Essa complexa teia só consegue se mover no sentido da inclusão quando consideramos as forças inconscientes em conjunto com políticas de incentivo coletivas de tolerância à diferença de todos os envolvidos. Na inclusão a tolerância não é só uma virtude, mas condição de sobrevivência em ações de convivência.
No Brasil temos longa história de violência contra a população negra, contra a população indígena e contra as mulheres. Somos um país em que a base social se assenta em privilégio de poucos e em opressão de muitos que não possuem a condição de semelhante.

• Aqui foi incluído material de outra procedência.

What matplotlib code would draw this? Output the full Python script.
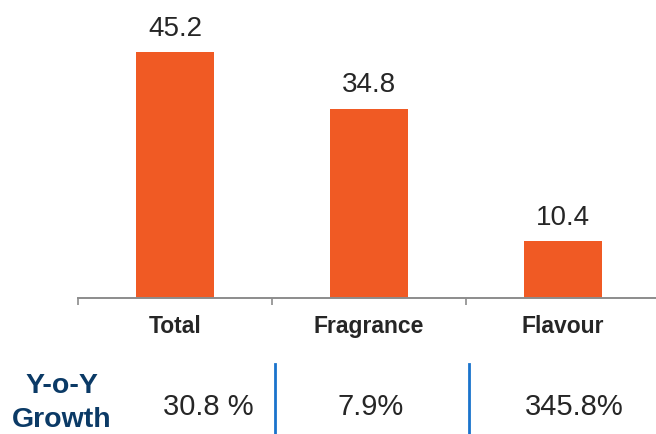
import matplotlib
matplotlib.use("Agg")
import matplotlib.pyplot as plt
import matplotlib.transforms as mtransforms
from matplotlib.lines import Line2D

plt.rcParams['font.family'] = ['Liberation Sans', 'DejaVu Sans']

# Revenue by segment and year-on-year growth
categories = ["Total", "Fragrance", "Flavour"]
values = [45.2, 34.8, 10.4]
growth_labels = ["30.8 %", "7.9%", "345.8%"]

BAR_COLOR = "#F05A24"
TEXT_COLOR = "#262626"
NAVY = "#0B3A66"
DIVIDER = "#1A73CC"
AXIS_GREY = "#8C8C8C"

W, H = 656, 434
fig = plt.figure(figsize=(W / 100, H / 100), dpi=100)
fig.patch.set_facecolor("white")

ax = fig.add_axes([78 / W, 136 / H, 578 / W, 298 / H])
x = list(range(len(categories)))
bars = ax.bar(x, values, width=0.40, color=BAR_COLOR, zorder=2)

ax.set_xlim(-0.5, 2.479)
ax.set_ylim(0, 54.8)

for rect, v in zip(bars, values):
    ax.annotate(f"{v:.1f}", (rect.get_x() + rect.get_width() / 2, v),
                xytext=(0, 12), textcoords="offset points",
                ha="center", va="baseline", fontsize=20, color=TEXT_COLOR)

# Category boundaries as downward ticks, names centred under each bar
ax.set_xticks([i - 0.5 for i in x])
ax.set_xticklabels([])
ax.tick_params(axis="x", which="major", direction="out", length=5,
               width=1.2, color=AXIS_GREY)
ax.set_xticks(x, minor=True)
ax.set_xticklabels(categories, minor=True, fontsize=16.5, fontweight="bold",
                   color=TEXT_COLOR)
ax.tick_params(axis="x", which="minor", length=0, pad=12)

ax.set_yticks([])
for side in ("left", "right", "top"):
    ax.spines[side].set_visible(False)
ax.spines["bottom"].set_color(AXIS_GREY)
ax.spines["bottom"].set_linewidth(1.4)
ax.patch.set_alpha(0)

# Growth row beneath the chart
def fx(px):
    return px / W

def fy(py):
    return 1 - py / H

fig.text(fx(62), fy(386), "Y-o-Y", ha="center", va="center",
         fontsize=20.5, fontweight="bold", color=NAVY)
fig.text(fx(62), fy(420), "Growth", ha="center", va="center",
         fontsize=20.5, fontweight="bold", color=NAVY)

growth_x = [208, 371, 574]
for gx, lbl in zip(growth_x, growth_labels):
    fig.text(fx(gx), fy(407), lbl, ha="center", va="center",
             fontsize=21, color=TEXT_COLOR)

blend = mtransforms.blended_transform_factory(ax.transData, fig.transFigure)
for bx in (0.515, 1.515):
    fig.add_artist(Line2D([bx, bx], [fy(364), 0], transform=blend,
                          color=DIVIDER, linewidth=2))

fig.savefig("out.png", dpi=100, facecolor="white")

Nunca tivemos políticas abrangentes para transformar a educação pública em um sistema de qualidade. Ainda vivemos a lógica, bem sucedida, de uma educação de qualidade para os privilegiados, e para a grande maioria da população mantemos a não educação para a manutenção da exclusão. Essa não educação é a mesma que sofre com o decreto que busca restaurar as escolas especiais para alunos com necessidades de atenção diferenciada.
Essa realidade se manterá com mais ou menos exuberância enquanto não pensarmos a inclusão como um processo complexo em que todos terão que se mover no tabuleiro da vida coletiva e individual. Isso não será nem mais por ordem de se tratar de uma virtude, mas por ser o resultado de uma escolha de vivermos em uma sociedade mais justa e igualitária de acesso e de oportunidade. Sociedade em que possamos pensar que é de responsabilidade do coletivo o bem comum.
Considerando essa abordagem a respeito de ações inclusivas, na educação elas não diferem de outras áreas humanas. O que está em jogo é uma mudança de mentalidade que faz o outro invisível ser revelado como semelhante. Nessa dimensão não mais teremos os “eles”, e seremos todos “nós”.